The harsh reality is that men who say they do not want commitment always give a reason to soften the blow. Don’t focus on the reason, focus on the fact that he doesn’t want to commit.
It’s not a challenge for you to overcome. He’s not playing games with you.
So, back to the question… How Can You Make Him Commit?
I’m sure that having your man slap a title on your relationship would make you feel more secure, but if you were given the choice of a happy relationship or a title, which one would you choose? I can tell you what your guy would choose: a happy relationship.
Accept your relationship as it is and be happy with it. Don’t expect him to change for you.
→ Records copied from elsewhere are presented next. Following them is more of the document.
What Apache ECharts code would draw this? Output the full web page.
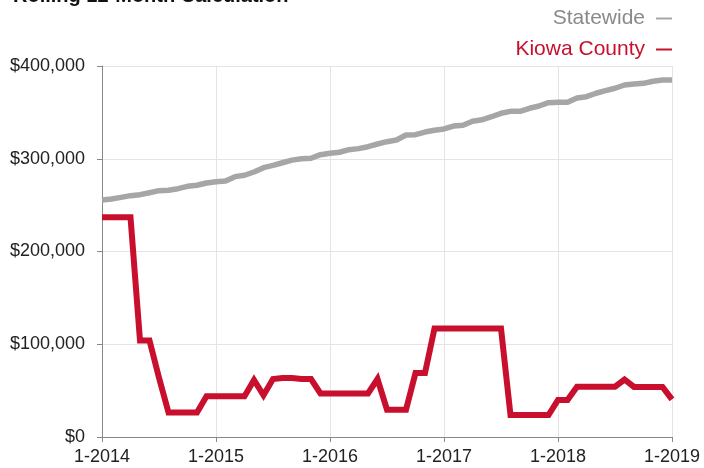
<!DOCTYPE html>
<html>
<head>
<meta charset="utf-8">
<script src="https://cdn.jsdelivr.net/npm/echarts@6/dist/echarts.min.js"></script>
<style>html,body{margin:0;padding:0;background:#fff;}#c{width:704px;height:468px;}</style>
</head>
<body>
<div id="c"></div>
<script>
// Months 1-2014 .. 1-2019
const categories = [];
for (let y = 2014; y <= 2019; y++) {
  for (let m = 1; m <= 12; m++) {
    if (y === 2019 && m > 1) break;
    categories.push(m + '-' + y);
  }
}
const statewide = [
  255500,256600,258400,260200,261300,263400,265600,266000,267700,270300,
  271400,273900,275300,276000,280700,282200,285700,290400,292900,295700,
  298500,300000,300500,304400,305900,307000,309800,310900,313000,315900,
  318400,320200,325600,326000,328800,330700,332100,335300,336100,340400,
  342000,345300,349000,351100,351100,354400,356900,360500,360900,360900,
  365500,366900,370600,373400,376000,379500,380600,381300,383500,384900,
  384900
];
const kiowa = [
  237000,237000,237000,237000,104000,104000,64000,26500,26500,26500,
  26500,44000,44000,44000,44000,44000,61500,45000,62500,63500,
  63500,62500,62500,47000,47000,47000,47000,47000,47000,62500,
  29500,29500,29500,69000,69000,117000,117000,117000,117000,117000,
  117000,117000,117000,23700,23700,23700,23700,23700,40000,40000,
  54300,54300,54300,54300,54300,62000,54000,54000,54000,54000,
  40500
];
const titleText = 'Rolling 12-Month Calculation';
const seriesNames = ['Statewide', 'Kiowa County'];

const GRAY = '#a6a6a6';
const RED = '#c8102e';
const FONT = '"Liberation Sans", Arial, Helvetica, sans-serif';

const chart = echarts.init(document.getElementById('c'), null, {renderer: 'canvas'});
chart.setOption({
  animation: false,
  backgroundColor: '#fff',
  textStyle: {fontFamily: FONT},
  graphic: [{
    type: 'text', left: 13, top: -14,
    style: {text: titleText, font: 'bold 20px ' + FONT, fill: '#111'}
  }],
  legend: {
    orient: 'vertical',
    right: 32, top: 8,
    padding: 0,
    align: 'right',
    itemGap: 10,
    itemWidth: 16, itemHeight: 2,
    icon: 'rect',
    textStyle: {fontSize: 21, fontFamily: FONT, padding: [0, 6, 0, 0]},
    data: [
      {name: seriesNames[0], textStyle: {color: '#8a8a8a'}, itemStyle: {color: GRAY}},
      {name: seriesNames[1], textStyle: {color: RED}, itemStyle: {color: RED}}
    ]
  },
  grid: {left: 102, right: 32, top: 66, bottom: 31, containLabel: false},
  xAxis: {
    type: 'category',
    data: categories,
    boundaryGap: false,
    axisLine: {show: true, lineStyle: {color: '#888', width: 1}},
    axisTick: {show: true, interval: 11, length: 5, lineStyle: {color: '#888'}},
    axisLabel: {interval: 11, color: '#222', fontSize: 18, margin: 11, fontFamily: FONT},
    splitLine: {show: true, interval: 11, lineStyle: {color: '#e4e4e4', width: 1}}
  },
  yAxis: {
    type: 'value',
    min: 0, max: 400000, interval: 100000,
    axisLine: {show: true, lineStyle: {color: '#888', width: 1}},
    axisTick: {show: true, length: 5, lineStyle: {color: '#888'}},
    axisLabel: {
      color: '#222', fontSize: 18, margin: 17, fontFamily: FONT,
      formatter: v => '$' + v.toLocaleString('en-US')
    },
    splitLine: {show: true, lineStyle: {color: '#e4e4e4', width: 1}}
  },
  series: [
    {
      name: seriesNames[0], type: 'line', data: statewide,
      showSymbol: false, symbol: 'none',
      lineStyle: {color: GRAY, width: 5.5, join: 'round'},
      itemStyle: {color: GRAY}
    },
    {
      name: seriesNames[1], type: 'line', data: kiowa,
      showSymbol: false, symbol: 'none',
      lineStyle: {color: RED, width: 6, join: 'miter'},
      itemStyle: {color: RED}
    }
  ]
});
</script>
</body>
</html>
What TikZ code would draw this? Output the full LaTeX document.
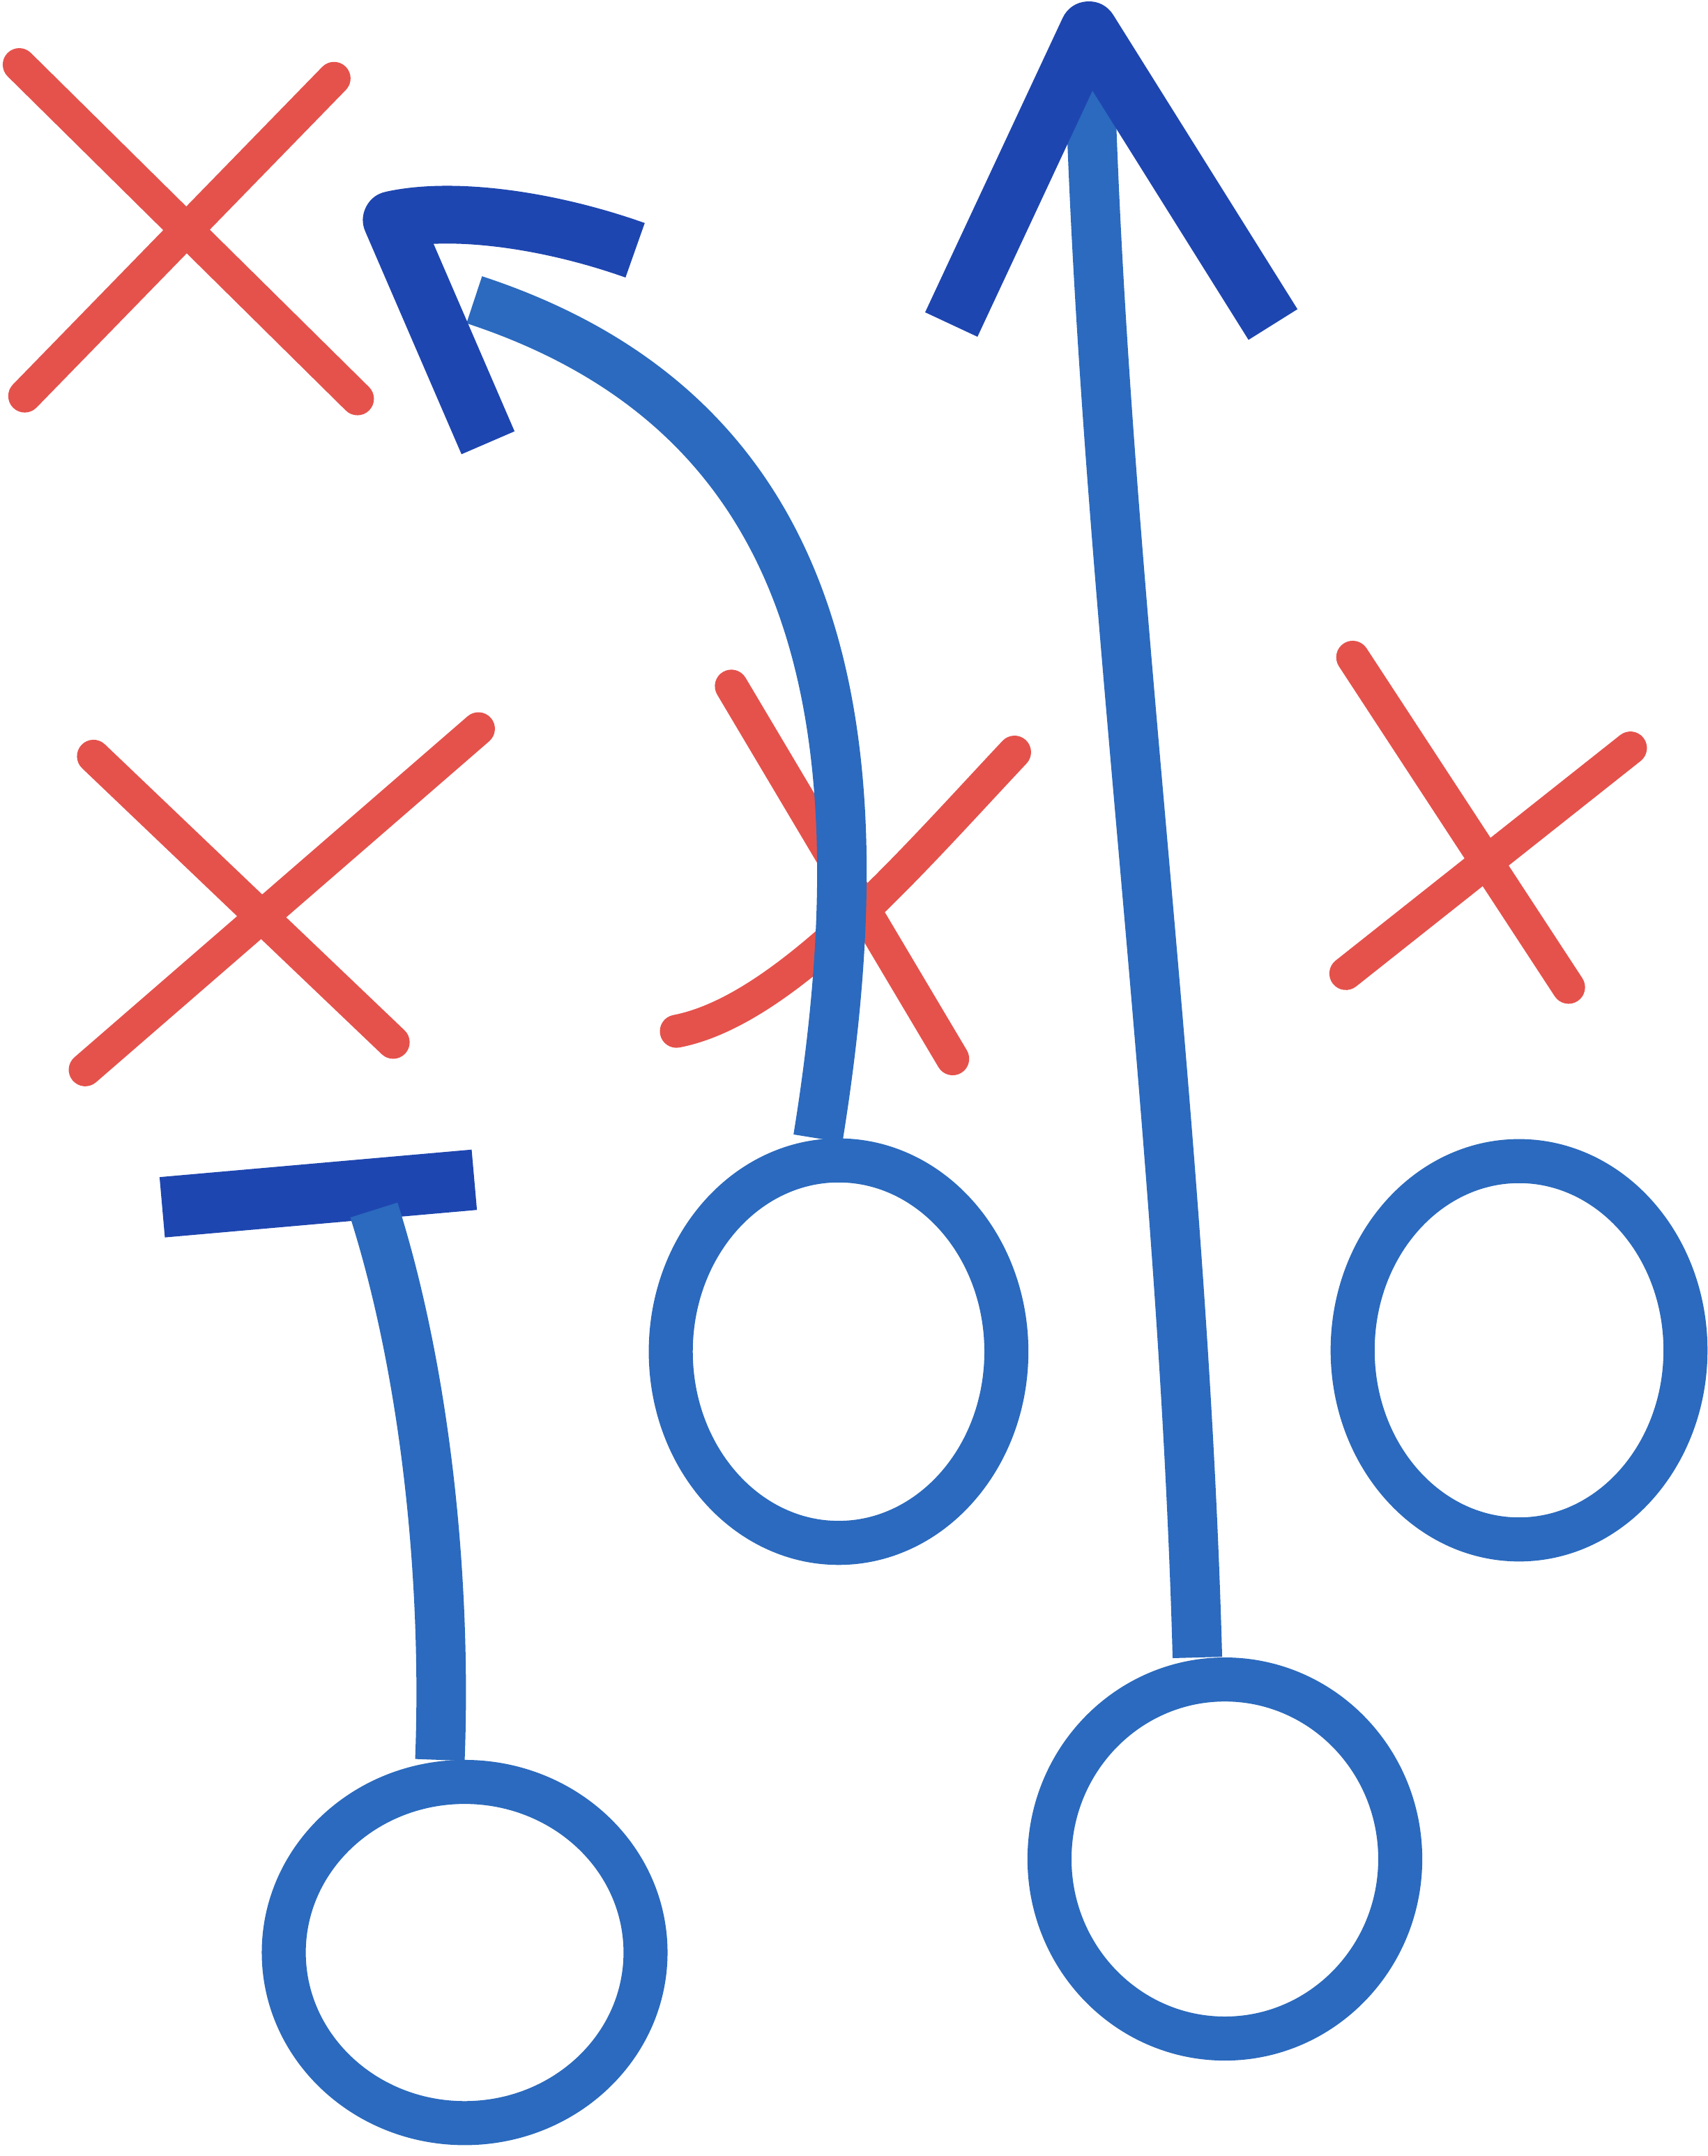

When you rely on the title you want for your relationship to bring you happiness, you are unable to enjoy your relationship for what it is – two people choosing to spend their time together and loving each other.
You effectively become dependent on “what should be” and take for granted what actually is right in front of you. You will sabotage the future of your relationship when you only focus on the official relationship title (or lack thereof).
The simple fact is that you can’t “fix” the reason he doesn’t want to commit to you. Take what he says at face value. If he tells you that he enjoys his time with you and he’s sticking around, obviously he’s interested in you. If you are happy with how things are right now, continue. If not, don’t. It’s that simple.
When you can bring happiness into your relationship, your man sees how much you enjoy your time with him and realizes how much he loves being with you. This causes all of the pressure he feels about commitment to evaporate.
If you feel you will only be happy with the status of being “committed”, you’re setting yourself up for disappointment. If he changes his mind and comes around, you will be the first to know.